Dove si legge, in questi giorni, tale barbarie velenosa, tale furia etnica? Cronache dalla polvere è il risultato di un lavoro collettivo, undici autori e autrici (raccolti nello pseudonimo di Zoya Barontini) con altrettanti racconti hanno partecipato al progetto di mosaic novel curato da Jadel Andreetto. Ricordi personali e familiari che portano dove la crudezza storica non dà scampo, a patto che i fantasmi non si rifiutino di apparire là dove vengono convocati, e spinti (se non spintonati) a narrare le proprie storie e tutto quello che videro in quel tempo feroce.
Gli scrittori e le scrittrici, tutti pressoché giovani ma con alle spalle molte pubblicazioni e impegni letterari, prestano il loro ingegno alla narrazione di episodi dove le gesta esposte non mancano di creare imbarazzo e disgusto, pietà e rabbia. Ma le storie sono quelle, quasi sempre taciute o cancellate dalla memoria collettiva. C’è da chiedersi quanto sia rimasto, in epoca recente, nel deposito così definito. Memoria? Quali padri hanno saputo raccontare quel che hanno visto, o sentito rievocare da commilitoni e amici, ai figli nati negli anni Cinquanta del Novecento?
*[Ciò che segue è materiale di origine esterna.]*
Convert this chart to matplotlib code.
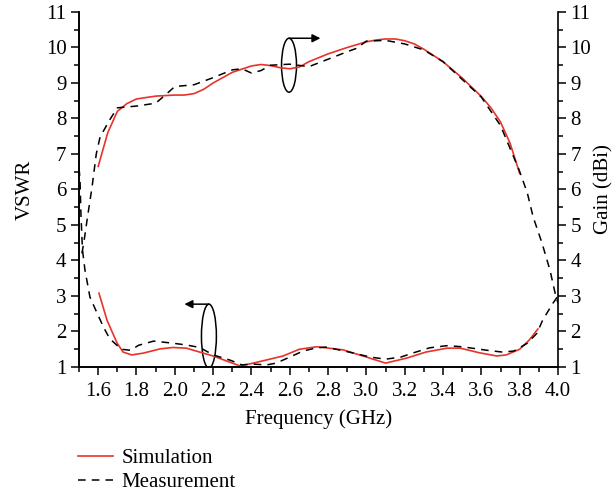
import matplotlib
matplotlib.use("Agg")
import matplotlib.pyplot as plt
from matplotlib.patches import Ellipse
from matplotlib.ticker import MultipleLocator

plt.rcParams['font.family'] = ['Liberation Serif', 'DejaVu Serif']
plt.rcParams['font.size'] = 15

# VSWR, simulation
vswr_sim_f = [1.604, 1.646, 1.698, 1.73, 1.775, 1.835, 1.923, 1.99, 2.06, 2.13, 2.2, 2.27,
              2.34, 2.41, 2.48, 2.565, 2.65, 2.74, 2.76, 2.88, 3.0, 3.1, 3.21, 3.31, 3.42,
              3.49, 3.59, 3.68, 3.73, 3.8, 3.85, 3.895]
vswr_sim_v = [3.08, 2.32, 1.68, 1.42, 1.34, 1.39, 1.51, 1.55, 1.53, 1.42, 1.31, 1.17,
              1.03, 1.11, 1.2, 1.31, 1.5, 1.57, 1.56, 1.48, 1.28, 1.11, 1.25, 1.42, 1.53,
              1.53, 1.4, 1.31, 1.34, 1.5, 1.76, 2.07]

# VSWR, measurement
vswr_meas_f = [1.5, 1.505, 1.51, 1.518, 1.531, 1.557, 1.594, 1.63, 1.66, 1.72, 1.77, 1.81,
               1.89, 1.99, 2.06, 2.13, 2.2, 2.29, 2.35, 2.41, 2.48, 2.53, 2.6, 2.67, 2.74,
               2.79, 2.91, 3.02, 3.1, 3.18, 3.24, 3.33, 3.42, 3.5, 3.63, 3.71, 3.77, 3.84,
               3.89, 3.92, 3.974, 4.0]
vswr_meas_v = [6.6, 6.3, 5.3, 4.3, 3.73, 2.97, 2.52, 2.1, 1.8, 1.5, 1.47, 1.61,
               1.73, 1.67, 1.62, 1.55, 1.34, 1.19, 1.06, 1.08, 1.06, 1.11, 1.28, 1.45, 1.54,
               1.56, 1.42, 1.28, 1.22, 1.28, 1.39, 1.54, 1.6, 1.57, 1.47, 1.42, 1.45, 1.67,
               1.95, 2.32, 2.8, 3.0]

# Gain, simulation
gain_sim_f = [1.6, 1.65, 1.7, 1.75, 1.8, 1.9, 2.0, 2.05, 2.1, 2.15, 2.2, 2.3, 2.4, 2.45, 2.5,
              2.55, 2.6, 2.65, 2.7, 2.8, 2.9, 3.0, 3.05, 3.1, 3.15, 3.2, 3.25, 3.3, 3.4, 3.5,
              3.6, 3.65, 3.7, 3.75, 3.8]
gain_sim_v = [6.65, 7.6, 8.2, 8.42, 8.55, 8.63, 8.66, 8.66, 8.7, 8.82, 9.0, 9.3, 9.48, 9.52,
              9.49, 9.43, 9.4, 9.45, 9.6, 9.82, 10.0, 10.16, 10.21, 10.24, 10.24, 10.19, 10.1,
              9.95, 9.6, 9.14, 8.62, 8.3, 7.9, 7.3, 6.45]

# Gain, measurement
gain_meas_f = [1.515, 1.525, 1.542, 1.568, 1.59, 1.61, 1.66, 1.7, 1.8, 1.9, 1.95, 2.0, 2.1,
               2.2, 2.3, 2.35, 2.4, 2.45, 2.5, 2.6, 2.7, 2.8, 2.9, 2.95, 3.0, 3.1, 3.2,
               3.3, 3.4, 3.5, 3.6, 3.7, 3.797, 3.84, 3.87, 3.916, 3.958, 3.985, 4.0]
gain_meas_v = [4.2, 4.5, 5.14, 6.07, 7.0, 7.48, 7.96, 8.3, 8.35, 8.43, 8.66, 8.9, 8.95,
               9.15, 9.37, 9.4, 9.28, 9.35, 9.5, 9.53, 9.46, 9.67, 9.88, 9.98, 10.18, 10.2, 10.1,
               9.93, 9.6, 9.1, 8.6, 7.8, 6.55, 5.9, 5.23, 4.5, 3.73, 3.08, 2.8]

fig = plt.figure(figsize=(6.14, 4.95), dpi=100)
ax = fig.add_axes([0.1287, 0.2586, 0.7801, 0.7172])
ax2 = ax.twinx()

red = '#e8322a'
ax.plot(vswr_sim_f, vswr_sim_v, color=red, lw=1.2, label='Simulation')
ax.plot(vswr_meas_f, vswr_meas_v, color='black', lw=1.1, ls=(0, (5, 4)), label='Measurement')
ax2.plot(gain_sim_f, gain_sim_v, color=red, lw=1.2)
ax2.plot(gain_meas_f, gain_meas_v, color='black', lw=1.1, ls=(0, (5, 4)))

for a in (ax, ax2):
    a.set_xlim(1.5, 4.0)
    a.set_ylim(1, 11)
    a.yaxis.set_major_locator(MultipleLocator(1))
    a.yaxis.set_minor_locator(MultipleLocator(0.5))
    a.spines['top'].set_visible(False)
    for s in a.spines.values():
        s.set_linewidth(1.2)
    a.tick_params(which='major', length=6, width=1.1, direction='out', labelsize=15, pad=3)
    a.tick_params(which='minor', length=3.5, width=1.1, direction='out')

ax.set_xticks([1.6, 1.8, 2.0, 2.2, 2.4, 2.6, 2.8, 3.0, 3.2, 3.4, 3.6, 3.8, 4.0])
ax.set_xticklabels(['1.6', '1.8', '2.0', '2.2', '2.4', '2.6', '2.8', '3.0', '3.2', '3.4',
                    '3.6', '3.8', '4.0'])
ax.xaxis.set_minor_locator(MultipleLocator(0.1))
ax.tick_params(axis='x', pad=5)
ax.spines['right'].set_visible(False)

ax.set_xlabel('Frequency (GHz)', fontsize=15, labelpad=6)
ax.set_ylabel('VSWR', fontsize=15, labelpad=8)
ax2.set_ylabel('Gain (dBi)', fontsize=15, labelpad=2)

# ellipses and arrows marking which axis each pair belongs to
ax.add_patch(Ellipse((2.596, 9.5), 0.078, 1.52, fill=False, lw=1.1, color='black'))
ax.annotate('', xy=(2.76, 10.26), xytext=(2.596, 10.26),
            arrowprops=dict(arrowstyle='-|>', color='black', lw=1.1, mutation_scale=12,
                            shrinkA=0, shrinkB=0))
ax.add_patch(Ellipse((2.178, 1.87), 0.078, 1.8, fill=False, lw=1.1, color='black'))
ax.annotate('', xy=(2.05, 2.77), xytext=(2.178, 2.77),
            arrowprops=dict(arrowstyle='-|>', color='black', lw=1.1, mutation_scale=12,
                            shrinkA=0, shrinkB=0))

fig.legend(loc='upper left', bbox_to_anchor=(0.127, 0.094), frameon=False, fontsize=15,
           handlelength=1.7, handletextpad=0.4, labelspacing=0.2, borderaxespad=0,
           borderpad=0)

fig.savefig('out.png', dpi=100)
Forse, tutt’al più, qualche piccola cronaca infarcita d’esotismo, con sottomano una manciata di cartoline color seppia raffiguranti “bellezze” (l’uso delle virgolette, per inciso, rimanda al pensiero collettivo di quel periodo) africane a seno nudo riesumate da bauli polverosi. Questo è un ricordo personale. Impregnato d’imbarazzo paterno nel cogliermi a sfogliare quelle immagini, di certo dovuto alla nudità esposta e non all’improvvisa emersione di scene sanguinose. Ma lui non era stato in Etiopia, senza plaudire o volgere all’indulgenza, evitiamo troppo spicci fardelli.
I dieci racconti presenti in Cronache dalla polvere sono accompagnati dalle illustrazioni nitidamente visionarie di Alberto Merlin, e da postille dove ogni autore e autrice presentano testimonianze e rievocazioni affiorate dagli album mnemonici di intere famiglie. Prova diretta di quanto i nomi possano ancora rimandare al tempo odierno le cronache che furono, a lungo taciute ma sicuramente infestanti gli animi di molti. Ogni racconto sembra pietosamente togliere dalla croce i personaggi più neri di quel tempo, le storie intime di coloro che furono costretti al viaggio coatto e alle azioni più truculente.
Nessuna redenzione utile, sia chiaro, ma la capacità di questi scrittori è palese: dal repertorio linguistico alla consapevolezza morale di voler scoperchiare un sigillo di piombo rimasto saldo per quasi un secolo. Il dissesto politico di quegli anni nitidamente vili torna alla luce con particolari filmici di grande efficacia, in questo libro si respira tutta la polvere ideologica e razzista che sembra ancora battere duramente contro le nostre coscienze postume. Ma che postume, considerata l’attualità, non resteranno a lungo.